The latest work on which Wright Mills was engaged was a selection from and commentary upon the Marxist classics. This reflects the degree to which his Leninism was finding its basis in a stereotype Marxism which by its concentration on the notions of private ownership as the key to capitalism and on consciousness as secondary to economic forms and forces inhibited him at precisely the point at which he most needed insight.

The moral of Wright Mills’ intellectual career is that social reality always takes its revenge on those who do not take it seriously enough. So towards the end of his life the Wright Mills of The Power Elite was apparently taken in by Khrushchevite managerialism. If Wright Mills had been more anxious to see, and less anxious to see through, he would paradoxically have been in a better position to expose contemporary capitalism. Imaginative sympathy with a social form can be among the deadliest weapons available for its destruction.
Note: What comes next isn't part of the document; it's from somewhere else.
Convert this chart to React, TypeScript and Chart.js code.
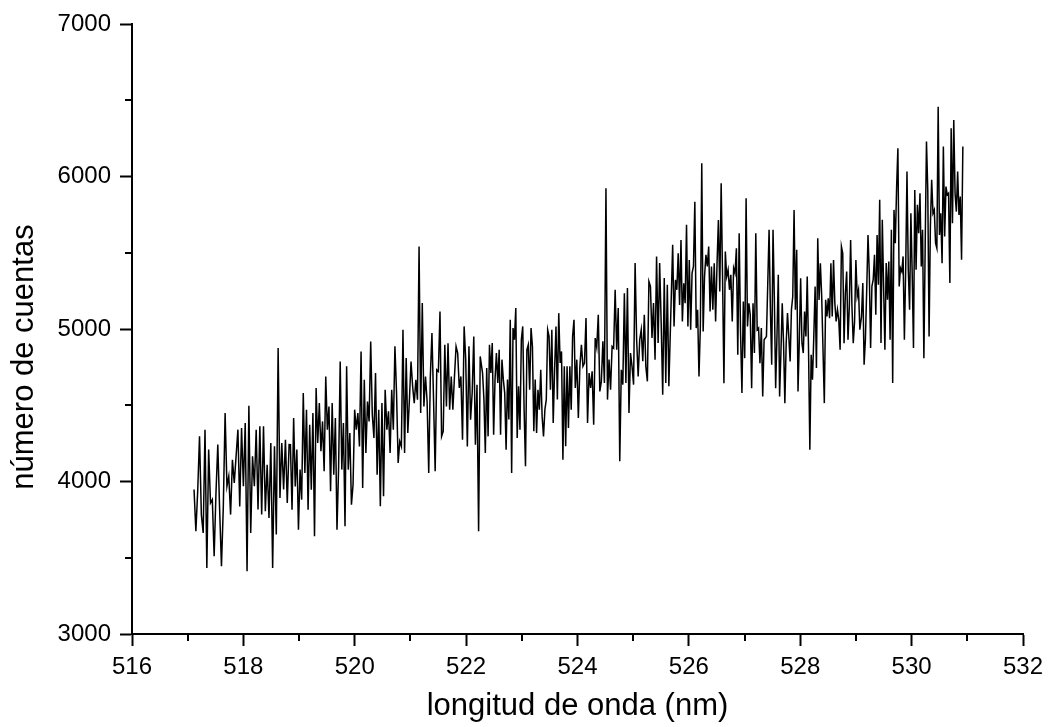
import React, { useEffect, useRef } from "react";
import { Chart, registerables } from "chart.js";

Chart.register(...registerables);

// Wavelength ranges (nm) covered by each block of readings below
const SEGMENT_RANGES: [number, number][] = [
  [517.114, 518.821],
  [518.845, 520.546],
  [520.577, 522.253],
  [522.295, 523.937],
  [523.96, 525.668],
  [525.709, 527.351],
  [527.393, 529.07],
  [529.1, 530.92],
];

// Counts ("número de cuentas"), block by block
const COUNTS_A = [3947, 3674, 3936, 4296, 3783, 3663, 4340, 3433, 4209, 3859, 3881, 3510, 3925, 4242, 3816, 3444, 3827, 4449, 3969, 4034, 3783, 4143, 3990, 4165, 4340, 3837, 4351, 3969, 4383, 3412, 4497, 3663, 4165, 3969, 4340, 3816, 4362, 3783, 4362, 3805, 4110, 3761, 4252, 3433, 4231, 3652, 4875, 3892, 4252, 3947, 4274, 3859, 4242];
const COUNTS_B = [4241, 3815, 4416, 3968, 4209, 3684, 4078, 3881, 4580, 4056, 4471, 3815, 4372, 3946, 4449, 3641, 4613, 4252, 4514, 4198, 4394, 4067, 4689, 4340, 4492, 3936, 4514, 4045, 4416, 3684, 4088, 4787, 4078, 4383, 3706, 4755, 4078, 4318, 3848, 3979, 4471, 4340, 4449, 4230, 4853, 3957, 4667, 4187, 4525, 4394, 4918, 4438, 4285, 4711, 4045, 4471, 3837, 4514, 3903, 4602];
const COUNTS_C = [4340, 4460, 4187, 4602, 4340, 4886, 4580, 4121, 4263, 4230, 4995, 4187, 4809, 4318, 4536, 4787, 4624, 4514, 4667, 4536, 5541, 4449, 5170, 4492, 4689, 4525, 4056, 4689, 4973, 4536, 4067, 4733, 4722, 5115, 4296, 4329, 4897, 4492, 4907, 4471, 4689, 4471, 4689, 4886, 4842, 4613, 4689, 4274, 5017, 4798, 4230, 4886, 4405, 4580, 4951, 4241, 4634, 3673, 4820];
const COUNTS_D = [4711, 4537, 4187, 4744, 4296, 4897, 4711, 4908, 4307, 4668, 4842, 4646, 4864, 4307, 4799, 4668, 4580, 4209, 4668, 4406, 5061, 4056, 5006, 4930, 5137, 4285, 4624, 4340, 4930, 5017, 4471, 4100, 4864, 4897, 4602, 5006, 4886, 4329, 4668, 4318, 4602, 4471, 4733, 4427, 4296, 4471, 4537, 4995, 4952, 4602, 4995, 4384, 4733, 5017, 4537, 5104, 4777, 4853, 4143, 4755, 4231, 4755, 4351, 4755, 4471, 4952, 5061];
const COUNTS_E = [4613, 4799, 4416, 4755, 4897, 4755, 4777, 5072, 4384, 4711, 4613, 4722, 4373, 4941, 4880, 5093, 4591, 4657, 4919, 4646, 5923, 4537, 4799, 4602, 4886, 4875, 5257, 4864, 5137, 4133, 4733, 4635, 5235, 4646, 5268, 4449, 4842, 4755, 4635, 5432, 4930, 4689, 4930, 4995, 4788, 5093, 4755, 4657, 5312, 5279, 4941, 5170, 4799, 5476, 4908, 5432, 5039, 4569, 5334, 4646, 5290, 4624, 4995];
const COUNTS_F = [5552, 5016, 5322, 5257, 5497, 5158, 5584, 5049, 5300, 5169, 5683, 5016, 5453, 4995, 5366, 5410, 5835, 5006, 5126, 4689, 5027, 6087, 4984, 5344, 5486, 5410, 5541, 5115, 5410, 5126, 5431, 5049, 5421, 5715, 5246, 5956, 5344, 4645, 5508, 5344, 5388, 5257, 5355, 5049, 5399, 5366, 5530, 4831, 5628, 4973, 4580, 5180, 4809, 5857, 5016, 5169, 5093, 4612, 5169, 4842, 5628, 4995, 5006, 4776, 5006, 4558, 4929];
const COUNTS_G = [4951, 5300, 5650, 5126, 4765, 5650, 5202, 4612, 4951, 5355, 4558, 4842, 5169, 4907, 4514, 4907, 5104, 4951, 4787, 5126, 5213, 5781, 5126, 5519, 4591, 4929, 5333, 4907, 4842, 5115, 4951, 5344, 4864, 4208, 4831, 4667, 4951, 5279, 4744, 5595, 5191, 5431, 5213, 4864, 4514, 5191, 5082, 5202, 5071, 5431, 5082, 5453, 5169, 5049, 5126, 5060, 4864, 5541, 5497, 4907, 5235, 5377, 4929, 5148, 5584, 5148, 4907, 5049, 5453, 5213, 5257, 4995];
const COUNTS_H = [5082, 5301, 4766, 4930, 5257, 5617, 5366, 4875, 5279, 5323, 5486, 5093, 5617, 5290, 5847, 4908, 5716, 5279, 4864, 5432, 5192, 5443, 4930, 5650, 4646, 5781, 5563, 5923, 6185, 5279, 5399, 5377, 5476, 4930, 5388, 6032, 5388, 5126, 5759, 5366, 4875, 5912, 5388, 5814, 5628, 5890, 5410, 5650, 4809, 5541, 6229, 5912, 4951, 5672, 5978, 5759, 5781, 5563, 5530, 6458, 5617, 5759, 5432, 6196, 5607, 5934, 5880, 5890, 5301, 6316, 5694, 6371, 5890, 5770, 6032, 5748, 5868, 5454, 6196];

const COUNT_BLOCKS = [COUNTS_A, COUNTS_B, COUNTS_C, COUNTS_D, COUNTS_E, COUNTS_F, COUNTS_G, COUNTS_H];

const X_TICKS = [516, 518, 520, 522, 524, 526, 528, 530, 532];
const X_MINOR = [517, 519, 521, 523, 525, 527, 529, 531];
const Y_TICKS = [3000, 4000, 5000, 6000, 7000];
const Y_MINOR = [3500, 4500, 5500, 6500];

const X_TITLE = "longitud de onda (nm)";
const Y_TITLE = "número de cuentas";

const FONT = "'Liberation Sans', Arial, Helvetica, sans-serif";

function buildPoints() {
  const pts: { x: number; y: number }[] = [];
  COUNT_BLOCKS.forEach((block, k) => {
    const [a, b] = SEGMENT_RANGES[k];
    const n = block.length;
    block.forEach((v, j) => {
      pts.push({ x: a + ((b - a) * j) / (n - 1), y: v });
    });
  });
  return pts;
}

const decorPlugin = {
  id: "decor",
  afterDraw(chart: any) {
    const { ctx, chartArea, scales } = chart;
    const xs = scales.x;
    const ys = scales.y;
    ctx.save();
    ctx.strokeStyle = "#000";
    ctx.lineWidth = 2;
    ctx.beginPath();
    X_MINOR.forEach((v) => {
      const px = Math.round(xs.getPixelForValue(v));
      ctx.moveTo(px, chartArea.bottom);
      ctx.lineTo(px, chartArea.bottom + 7);
    });
    Y_MINOR.forEach((v) => {
      const py = Math.round(ys.getPixelForValue(v));
      ctx.moveTo(chartArea.left - 7, py);
      ctx.lineTo(chartArea.left, py);
    });
    ctx.stroke();

    ctx.fillStyle = "#000";
    ctx.font = `31px ${FONT}`;
    ctx.textAlign = "center";
    ctx.textBaseline = "alphabetic";
    ctx.fillText(X_TITLE, (chartArea.left + chartArea.right) / 2, chartArea.bottom + 81);

    ctx.translate(chartArea.left - 99, (chartArea.top + chartArea.bottom) / 2 + 28);
    ctx.rotate(-Math.PI / 2);
    ctx.fillText(Y_TITLE, 0, 0);
    ctx.restore();
  },
};

export default function App() {
  const ref = useRef<HTMLCanvasElement | null>(null);

  useEffect(() => {
    document.body.style.margin = "0";
    if (!ref.current) return;
    const chart = new Chart(ref.current, {
      type: "line",
      data: {
        datasets: [
          {
            data: buildPoints(),
            borderColor: "#000",
            borderWidth: 1.5,
            pointRadius: 0,
            tension: 0,
            fill: false,
          },
        ],
      },
      options: {
        animation: false,
        responsive: false,
        devicePixelRatio: 1,
        parsing: false,
        normalized: true,
        layout: { padding: { top: 24, right: 31, left: 0, bottom: 0 } },
        plugins: { legend: { display: false }, tooltip: { enabled: false } },
        scales: {
          x: {
            type: "linear",
            min: 516,
            max: 532,
            afterBuildTicks: (s: any) => {
              s.ticks = X_TICKS.map((v) => ({ value: v }));
            },
            afterFit: (s: any) => {
              s.height = 93;
            },
            ticks: {
              color: "#000",
              font: { size: 24, family: FONT },
              padding: 7,
              maxRotation: 0,
              autoSkip: false,
              callback: (v: any) => String(v),
            },
            grid: {
              drawOnChartArea: false,
              drawTicks: true,
              tickLength: 12,
              tickWidth: 2,
              tickColor: "#000",
            },
            border: { display: true, color: "#000", width: 2 },
          },
          y: {
            type: "linear",
            min: 3000,
            max: 7000,
            afterBuildTicks: (s: any) => {
              s.ticks = Y_TICKS.map((v) => ({ value: v }));
            },
            afterFit: (s: any) => {
              s.width = 132;
            },
            ticks: {
              color: "#000",
              font: { size: 24, family: FONT },
              padding: 9,
              autoSkip: false,
              callback: (v: any) => String(v),
            },
            grid: {
              drawOnChartArea: false,
              drawTicks: true,
              tickLength: 12,
              tickWidth: 2,
              tickColor: "#000",
            },
            border: { display: true, color: "#000", width: 2 },
          },
        },
      },
      plugins: [decorPlugin],
    });
    return () => chart.destroy();
  }, []);

  return (
    <div style={{ position: "absolute", left: 0, top: 0, width: 1054, height: 727, background: "#fff" }}>
      <canvas ref={ref} width={1054} height={727} style={{ display: "block" }} />
    </div>
  );
}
Nobody would have replied more vigorously to this criticism than Wright Mills himself, had he lived. The Left has all too few intellectuals for us to be able to spare someone as able as Wright Mills. And if his intellectual achievement is in the end to warn us of a variety of traps which await us, then we ought all to beware. The idea which we too often inherit from Marxism is that social analysis is easy. The lesson, and too often the only lesson, to be learnt from neo-Marxist writers of recent years is that it is enormously difficult.